══ MATERIAL SHOWN
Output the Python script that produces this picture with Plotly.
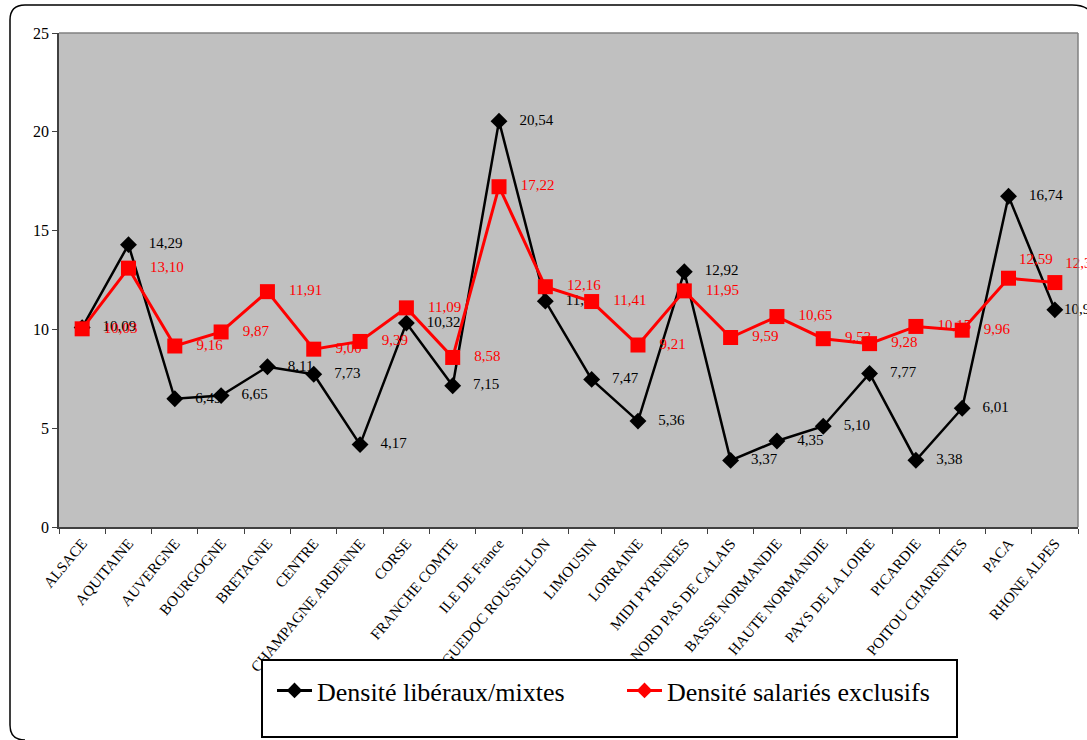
import plotly.graph_objects as go

regions = ["ALSACE", "AQUITAINE", "AUVERGNE", "BOURGOGNE", "BRETAGNE", "CENTRE",
           "CHAMPAGNE ARDENNE", "CORSE", "FRANCHE COMTE", "ILE DE France",
           "LANGUEDOC ROUSSILLON", "LIMOUSIN", "LORRAINE", "MIDI PYRENEES",
           "NORD PAS DE CALAIS", "BASSE NORMANDIE", "HAUTE NORMANDIE",
           "PAYS DE LA LOIRE", "PICARDIE", "POITOU CHARENTES", "PACA", "RHONE ALPES"]
tick_labels = ["ALSACE", "AQUITAINE", "AUVERGNE", "BOURGOGNE", "BRETAGNE", "CENTRE",
               "CHAMPAGNE ARDENNE", "CORSE", "FRANCHE COMTE", "ILE DE France",
               "LANGUEDOC ROUSSILLON", "LIMOUSIN", "LORRAINE", "MIDI PYRENEES",
               "NORD PAS DE CALAIS", "BASSE NORMANDIE", "HAUTE NORMANDIE",
               "PAYS DE LA LOIRE", "PICARDIE", "POITOU CHARENTES", "PACA", "RHONE ALPES"]
liberaux = [10.09, 14.29, 6.49, 6.65, 8.11, 7.73, 4.17, 10.32, 7.15, 20.54, 11.43,
            7.47, 5.36, 12.92, 3.37, 4.35, 5.10, 7.77, 3.38, 6.01, 16.74, 10.99]
salaries = [10.03, 13.10, 9.16, 9.87, 11.91, 9.00, 9.39, 11.09, 8.58, 17.22, 12.16,
            11.41, 9.21, 11.95, 9.59, 10.65, 9.53, 9.28, 10.15, 9.96, 12.59, 12.37]
y_ticks = [0, 5, 10, 15, 20, 25]

name_lib = "Densité libéraux/mixtes"
name_sal = "Densité salariés exclusifs"

PAD = "\u00a0\u00a0\u00a0"

def num(v):
    return f"{v:.2f}".replace(".", ",")

FONT = "Liberation Serif, Times New Roman, serif"

fig = go.Figure()
lib_text = [PAD + num(v) for v in liberaux]
lib_text[-1] = num(liberaux[-1])
fig.add_trace(go.Scatter(
    x=regions, y=liberaux, mode="lines+markers+text",
    text=lib_text, textposition="middle right",
    textfont=dict(family=FONT, size=15, color="black"),
    line=dict(color="black", width=2.5),
    marker=dict(symbol="diamond", size=13, color="black"),
    showlegend=False, cliponaxis=False))
sal_pos = ["middle right"] * len(salaries)
sal_text = [PAD + num(v) for v in salaries]
for i in (20, 21):
    sal_pos[i] = "top right"
    sal_text[i] = num(salaries[i])
fig.add_trace(go.Scatter(
    x=regions, y=salaries, mode="lines+markers+text",
    text=sal_text, textposition=sal_pos,
    textfont=dict(family=FONT, size=15, color="#FF0000"),
    line=dict(color="#FF0000", width=3),
    marker=dict(symbol="square", size=15, color="#FF0000"),
    showlegend=False, cliponaxis=False))

# legend entries
fig.add_trace(go.Scatter(x=[None], y=[None], mode="lines+markers", name=name_lib,
                         line=dict(color="black", width=3),
                         marker=dict(symbol="diamond", size=12, color="black")))
fig.add_trace(go.Scatter(x=[None], y=[None], mode="lines+markers", name=name_sal,
                         line=dict(color="#FF0000", width=3),
                         marker=dict(symbol="diamond", size=12, color="#FF0000")))

L, R, T, B = 59, 1078, 33, 527
def px(x):
    return (x - L) / (R - L)
def py(y):
    return (B - y) / (B - T)

border_path = (f"M {px(25)},{py(740)} Q {px(10)},{py(740)} {px(10)},{py(725)} "
               f"L {px(10)},{py(20)} Q {px(10)},{py(5)} {px(25)},{py(5)} "
               f"L {px(1072)},{py(5)} Q {px(1087)},{py(5)} {px(1092)},{py(14)}")

fig.update_layout(
    width=1087, height=740,
    margin=dict(l=L, r=1087 - R, t=T, b=740 - B),
    paper_bgcolor="white", plot_bgcolor="#C0C0C0",
    font=dict(family=FONT, color="black"),
    xaxis=dict(
        type="category", tickmode="array", tickvals=regions, ticktext=tick_labels,
        tickangle=-50, tickfont=dict(family=FONT, size=15, color="black"),
        tickson="boundaries", ticks="outside", ticklen=5, tickcolor="#404040",
        showline=True, linecolor="#404040", linewidth=1.5, mirror=False,
        showgrid=False, zeroline=False, range=[-0.5, len(regions) - 0.5]),
    yaxis=dict(
        range=[0, 25], tickvals=y_ticks, ticks="outside", ticklen=5,
        tickcolor="#404040", tickfont=dict(family=FONT, size=16, color="black"),
        showline=True, linecolor="#404040", linewidth=1.5,
        showgrid=False, zeroline=False),
    legend=dict(orientation="h", x=px(272), xanchor="left", y=py(667), yanchor="top",
                font=dict(family=FONT, size=26, color="black"),
                bgcolor="rgba(0,0,0,0)", entrywidth=300, itemwidth=35),
    shapes=[
        dict(type="line", xref="paper", yref="paper", x0=0, x1=1, y0=1, y1=1,
             line=dict(color="#808080", width=1.5)),
        dict(type="line", xref="paper", yref="paper", x0=1, x1=1, y0=0, y1=1,
             line=dict(color="#808080", width=1.5)),
        dict(type="rect", xref="paper", yref="paper", layer="above",
             x0=px(262), x1=px(957), y0=py(660), y1=py(737),
             line=dict(color="black", width=2), fillcolor="white"),
        dict(type="path", xref="paper", yref="paper", path=border_path,
             line=dict(color="black", width=1.5)),
    ],
)

fig.write_html("out.html", config={"displayModeBar": False},
               post_script="document.body.style.margin='0';")
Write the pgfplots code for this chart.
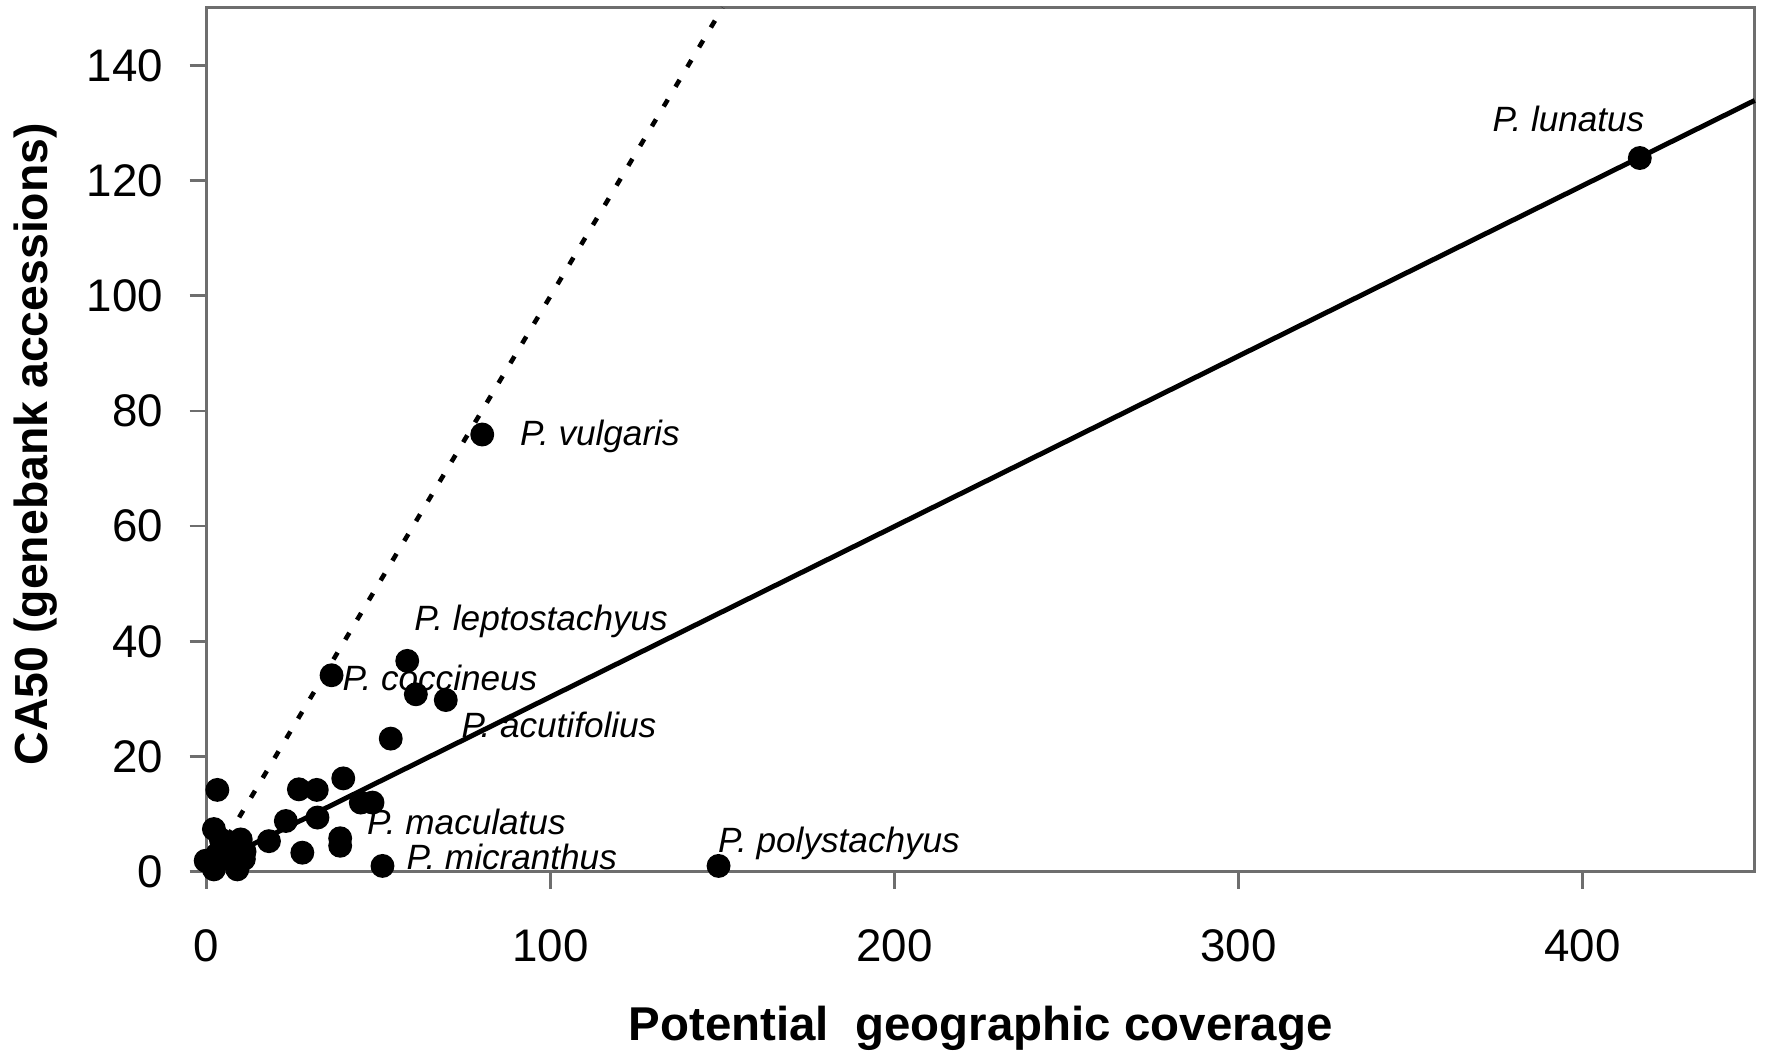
════
EXERCISE TASK: Every line of the data above should be quoted exactly. Omit the pictures.

SOLUTION BELOW:
Output the Python script that produces this picture with Plotly.
import plotly.graph_objects as go

regions = ["ALSACE", "AQUITAINE", "AUVERGNE", "BOURGOGNE", "BRETAGNE", "CENTRE",
           "CHAMPAGNE ARDENNE", "CORSE", "FRANCHE COMTE", "ILE DE France",
           "LANGUEDOC ROUSSILLON", "LIMOUSIN", "LORRAINE", "MIDI PYRENEES",
           "NORD PAS DE CALAIS", "BASSE NORMANDIE", "HAUTE NORMANDIE",
           "PAYS DE LA LOIRE", "PICARDIE", "POITOU CHARENTES", "PACA", "RHONE ALPES"]
tick_labels = ["ALSACE", "AQUITAINE", "AUVERGNE", "BOURGOGNE", "BRETAGNE", "CENTRE",
               "CHAMPAGNE ARDENNE", "CORSE", "FRANCHE COMTE", "ILE DE France",
               "LANGUEDOC ROUSSILLON", "LIMOUSIN", "LORRAINE", "MIDI PYRENEES",
               "NORD PAS DE CALAIS", "BASSE NORMANDIE", "HAUTE NORMANDIE",
               "PAYS DE LA LOIRE", "PICARDIE", "POITOU CHARENTES", "PACA", "RHONE ALPES"]
liberaux = [10.09, 14.29, 6.49, 6.65, 8.11, 7.73, 4.17, 10.32, 7.15, 20.54, 11.43,
            7.47, 5.36, 12.92, 3.37, 4.35, 5.10, 7.77, 3.38, 6.01, 16.74, 10.99]
salaries = [10.03, 13.10, 9.16, 9.87, 11.91, 9.00, 9.39, 11.09, 8.58, 17.22, 12.16,
            11.41, 9.21, 11.95, 9.59, 10.65, 9.53, 9.28, 10.15, 9.96, 12.59, 12.37]
y_ticks = [0, 5, 10, 15, 20, 25]

name_lib = "Densité libéraux/mixtes"
name_sal = "Densité salariés exclusifs"

PAD = "\u00a0\u00a0\u00a0"

def num(v):
    return f"{v:.2f}".replace(".", ",")

FONT = "Liberation Serif, Times New Roman, serif"

fig = go.Figure()
lib_text = [PAD + num(v) for v in liberaux]
lib_text[-1] = num(liberaux[-1])
fig.add_trace(go.Scatter(
    x=regions, y=liberaux, mode="lines+markers+text",
    text=lib_text, textposition="middle right",
    textfont=dict(family=FONT, size=15, color="black"),
    line=dict(color="black", width=2.5),
    marker=dict(symbol="diamond", size=13, color="black"),
    showlegend=False, cliponaxis=False))
sal_pos = ["middle right"] * len(salaries)
sal_text = [PAD + num(v) for v in salaries]
for i in (20, 21):
    sal_pos[i] = "top right"
    sal_text[i] = num(salaries[i])
fig.add_trace(go.Scatter(
    x=regions, y=salaries, mode="lines+markers+text",
    text=sal_text, textposition=sal_pos,
    textfont=dict(family=FONT, size=15, color="#FF0000"),
    line=dict(color="#FF0000", width=3),
    marker=dict(symbol="square", size=15, color="#FF0000"),
    showlegend=False, cliponaxis=False))

# legend entries
fig.add_trace(go.Scatter(x=[None], y=[None], mode="lines+markers", name=name_lib,
                         line=dict(color="black", width=3),
                         marker=dict(symbol="diamond", size=12, color="black")))
fig.add_trace(go.Scatter(x=[None], y=[None], mode="lines+markers", name=name_sal,
                         line=dict(color="#FF0000", width=3),
                         marker=dict(symbol="diamond", size=12, color="#FF0000")))

L, R, T, B = 59, 1078, 33, 527
def px(x):
    return (x - L) / (R - L)
def py(y):
    return (B - y) / (B - T)

border_path = (f"M {px(25)},{py(740)} Q {px(10)},{py(740)} {px(10)},{py(725)} "
               f"L {px(10)},{py(20)} Q {px(10)},{py(5)} {px(25)},{py(5)} "
               f"L {px(1072)},{py(5)} Q {px(1087)},{py(5)} {px(1092)},{py(14)}")

fig.update_layout(
    width=1087, height=740,
    margin=dict(l=L, r=1087 - R, t=T, b=740 - B),
    paper_bgcolor="white", plot_bgcolor="#C0C0C0",
    font=dict(family=FONT, color="black"),
    xaxis=dict(
        type="category", tickmode="array", tickvals=regions, ticktext=tick_labels,
        tickangle=-50, tickfont=dict(family=FONT, size=15, color="black"),
        tickson="boundaries", ticks="outside", ticklen=5, tickcolor="#404040",
        showline=True, linecolor="#404040", linewidth=1.5, mirror=False,
        showgrid=False, zeroline=False, range=[-0.5, len(regions) - 0.5]),
    yaxis=dict(
        range=[0, 25], tickvals=y_ticks, ticks="outside", ticklen=5,
        tickcolor="#404040", tickfont=dict(family=FONT, size=16, color="black"),
        showline=True, linecolor="#404040", linewidth=1.5,
        showgrid=False, zeroline=False),
    legend=dict(orientation="h", x=px(272), xanchor="left", y=py(667), yanchor="top",
                font=dict(family=FONT, size=26, color="black"),
                bgcolor="rgba(0,0,0,0)", entrywidth=300, itemwidth=35),
    shapes=[
        dict(type="line", xref="paper", yref="paper", x0=0, x1=1, y0=1, y1=1,
             line=dict(color="#808080", width=1.5)),
        dict(type="line", xref="paper", yref="paper", x0=1, x1=1, y0=0, y1=1,
             line=dict(color="#808080", width=1.5)),
        dict(type="rect", xref="paper", yref="paper", layer="above",
             x0=px(262), x1=px(957), y0=py(660), y1=py(737),
             line=dict(color="black", width=2), fillcolor="white"),
        dict(type="path", xref="paper", yref="paper", path=border_path,
             line=dict(color="black", width=1.5)),
    ],
)

fig.write_html("out.html", config={"displayModeBar": False},
               post_script="document.body.style.margin='0';")
Write the pgfplots code for this chart.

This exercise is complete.